Pascal meets Lucian Bute on Saturday in an HBO-televised light heavyweight match before an expected crowd of more than 20,000 at the Bell Centre in Montreal in a fight that has energized Quebec. Both men are from the Montreal area and have developed large fan bases.

Pascal wants to use the platform he'll get on Saturday as a stepping off point to fights against the many big names in the light heavyweight division.

Guys like Bernard Hopkins, Adonis Stevenson, Sergey Kovalev and others will represent major paydays and significant challenges for the winner of Saturday's match.

Pascal is 28-2-1, with only losses to Hopkins and Carl Froch marring his record.

Pascal is supremely confident he'll win on Saturday and put himself in play for the big names.

"Bute is a great fighter," Pascal said, before stopping.

"You know, change that," he said, chuckling a bit. "He's a good fighter. A good fighter. He's not great. He's a good, technical boxer, but he's not me. I don't want to be one of the best, I want to be the best on the planet, and this is part of getting there step by step, beating Bute."

Jones said he believes that Pascal, 31, is gifted enough to accomplish his goals, even with a loaded light heavyweight division that may soon add the great Andre Ward to the mix.

But Jones also thinks Pascal shouldn't rush. He has time and needs to build his name. A fight against Stevenson, who also lives in Quebec, could be massive at some point. Now, though, isn't the time.

"When these guys fight, it's a big deal in Quebec," Jones said. "If Pascal wins this and then he goes out and gets Stevenson next, it would be a big deal again in Quebec. But if he puts together some impressive fights and markets himself, it could be a big deal everywhere. And I think it's a lot better to be a big deal everywhere."

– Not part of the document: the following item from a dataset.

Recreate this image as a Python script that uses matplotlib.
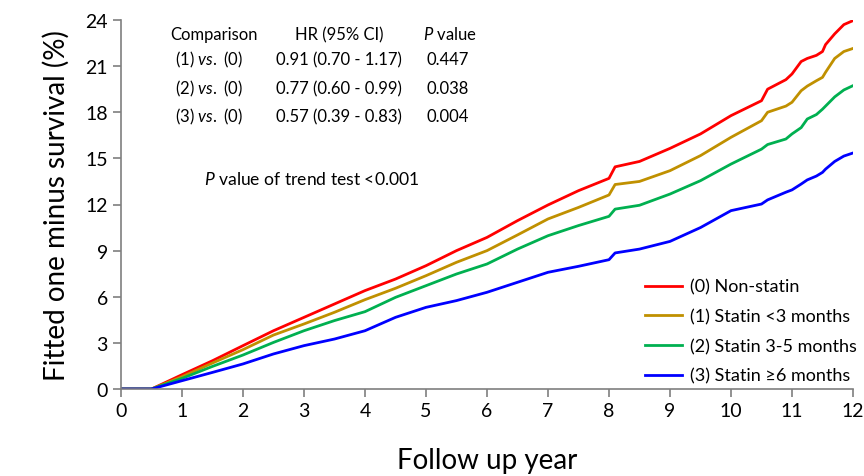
import matplotlib
matplotlib.use("Agg")
import matplotlib.pyplot as plt

plt.rcParams['font.family'] = ['Lato', 'DejaVu Sans']
plt.rcParams['mathtext.fontset'] = 'custom'
plt.rcParams['mathtext.rm'] = 'Lato'
plt.rcParams['mathtext.it'] = 'Lato:italic'

# follow-up years and fitted one minus survival (%)
years = [0, 0.5, 1, 1.5, 2, 2.5, 3, 3.5, 4, 4.5, 5, 5.5, 6, 6.5, 7, 7.5, 8, 8.1,
         8.5, 9, 9.5, 10, 10.5, 10.6, 10.9, 11, 11.15, 11.25, 11.4, 11.5, 11.55,
         11.7, 11.85, 12]
non_statin = [0, 0, 0.93, 1.84, 2.82, 3.79, 4.66, 5.53, 6.4, 7.15, 8.02, 9.0, 9.86,
              10.95, 11.97, 12.9, 13.7, 14.45, 14.8, 15.65, 16.59, 17.78, 18.75,
              19.5, 20.12, 20.49, 21.3, 21.5, 21.7, 21.95, 22.4, 23.1, 23.7, 23.96]
statin_lt3 = [0, 0, 0.8, 1.69, 2.56, 3.51, 4.23, 4.99, 5.81, 6.55, 7.37, 8.24, 9.0,
              10.02, 11.06, 11.81, 12.62, 13.3, 13.5, 14.2, 15.18, 16.37, 17.45,
              18.0, 18.4, 18.65, 19.4, 19.7, 20.05, 20.27, 20.6, 21.5, 21.95, 22.15]
statin_3_5 = [0, 0, 0.69, 1.47, 2.21, 3.03, 3.79, 4.45, 5.03, 5.96, 6.72, 7.48, 8.13,
              9.1, 9.97, 10.63, 11.23, 11.7, 11.95, 12.68, 13.55, 14.63, 15.6,
              15.9, 16.26, 16.59, 17.0, 17.56, 17.85, 18.2, 18.4, 19.0, 19.45, 19.73]
statin_ge6 = [0, 0, 0.54, 1.08, 1.63, 2.28, 2.82, 3.25, 3.79, 4.66, 5.31, 5.75, 6.29,
              6.94, 7.59, 7.98, 8.41, 8.85, 9.1, 9.6, 10.5, 11.6, 12.03, 12.3, 12.8,
              12.95, 13.33, 13.6, 13.85, 14.09, 14.3, 14.8, 15.15, 15.35]

labels = ['(0) Non-statin', '(1) Statin <3 months', '(2) Statin 3-5 months',
          '(3) Statin \u22656 months']
colors = ['#FF0000', '#C09000', '#00B050', '#0000FF']

comparisons = [r'$\mathrm{(1)}\ \it{vs.}\ \mathrm{(0)}$',
               r'$\mathrm{(2)}\ \it{vs.}\ \mathrm{(0)}$',
               r'$\mathrm{(3)}\ \it{vs.}\ \mathrm{(0)}$']
hrs = ['0.91 (0.70 - 1.17)', '0.77 (0.60 - 0.99)', '0.57 (0.39 - 0.83)']
pvals = ['0.447', '0.038', '0.004']

fig = plt.figure(figsize=(8.64, 4.77), dpi=100)
ax = fig.add_axes([121/864, 1 - 390/477, (853-121)/864, (390-21)/477])

for ys, lab, col in zip([non_statin, statin_lt3, statin_3_5, statin_ge6], labels, colors):
    ax.plot(years, ys, color=col, lw=2.0, label=lab, solid_joinstyle='round')

ax.set_xlim(0, 12)
ax.set_ylim(0, 24)
ax.set_xticks(range(0, 13))
ax.set_yticks(range(0, 25, 3))
for s in ['top', 'right']:
    ax.spines[s].set_visible(False)
for s in ['left', 'bottom']:
    ax.spines[s].set_color('#7f7f7f')
    ax.spines[s].set_linewidth(1.2)
ax.tick_params(colors='#7f7f7f', labelcolor='black', labelsize=14, length=6, width=1.2)
ax.set_xlabel('Follow up year', fontsize=20, labelpad=20)
ax.set_ylabel('Fitted one minus survival (%)', fontsize=20, labelpad=11)

# HR table
tfs = 12
row_y = [21.46, 19.58, 17.76]
ax.text(1.53, 23.09, 'Comparison', ha='center', va='center', fontsize=tfs)
ax.text(3.58, 23.09, 'HR (95% CI)', ha='center', va='center', fontsize=tfs)
ax.text(5.4, 23.09, r'$\it{P}$ value', ha='center', va='center', fontsize=tfs)
for y, c, h, p in zip(row_y, comparisons, hrs, pvals):
    ax.text(1.45, y, c, ha='center', va='center', fontsize=tfs)
    ax.text(3.57, y, h, ha='center', va='center', fontsize=tfs)
    ax.text(5.35, y, p, ha='center', va='center', fontsize=tfs)
ax.text(1.36, 13.66, r'$\it{P}$ value of trend test <0.001', ha='left', va='center',
        fontsize=12.6)

ax.legend(loc='lower right', bbox_to_anchor=(1.028, -0.03), frameon=False, fontsize=13,
          handlelength=2.05, labelspacing=0.75, handletextpad=0.45)

fig.savefig('out.png', dpi=100)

Pascal was part of a big deal in his 2011 rematch with Hopkins at the Bell Centre, but it wasn't the kind of big deal he wanted. After a draw in their first fight in which Pascal dropped Hopkins twice, Hopkins came back to win the rematch and, in the process, became the oldest boxer (46 at the time) ever to win a major world title.

Pascal is usually good at the mind games, but he concedes that the wily Hopkins won that war. At one point in the fight, Hopkins hit the floor after the bell sounded and started doing push-ups.

It had an impact upon Pascal, he conceded.

"I have to admit, he got me on that one," Pascal said. "It was a close fight, and we were both tired, but he was more tired than me. But then he did those push-ups and that [expletive] worked. He's a mastermind at those kinds of things."

Pascal, though, said his two fights with Hopkins prove the point he wants to make on Saturday. Not only did he battle on even terms for the better part of 24 rounds with one of the greatest boxers of this era, Pascal came out of both Hopkins bouts unscathed.

He pointed out that not a lot of fighters can say that.

"Look what Bernard does to the guys he fights," Pascal said. "They're never the same. He fought Felix Trinidad and Trinidad was never close to the same guy after that. Think about Jermain Taylor: He fought Bernard twice, and that was it for him. He wasn't the same. Antonio Tarver was never the same. Kelly Pavlik. Winky Wright wasn't the same.

"But me, I came back, and I am still fighting at a high level."

He brought Jones in because he felt Jones was good against southpaws and he wanted tips from the master.

He said things couldn't have gone better.

"Everything has come together at the perfect time," Pascal said. "I've always tried to be a crowd pleaser and a guy who does what the fans want. And I'm pretty sure they're going to like what they see."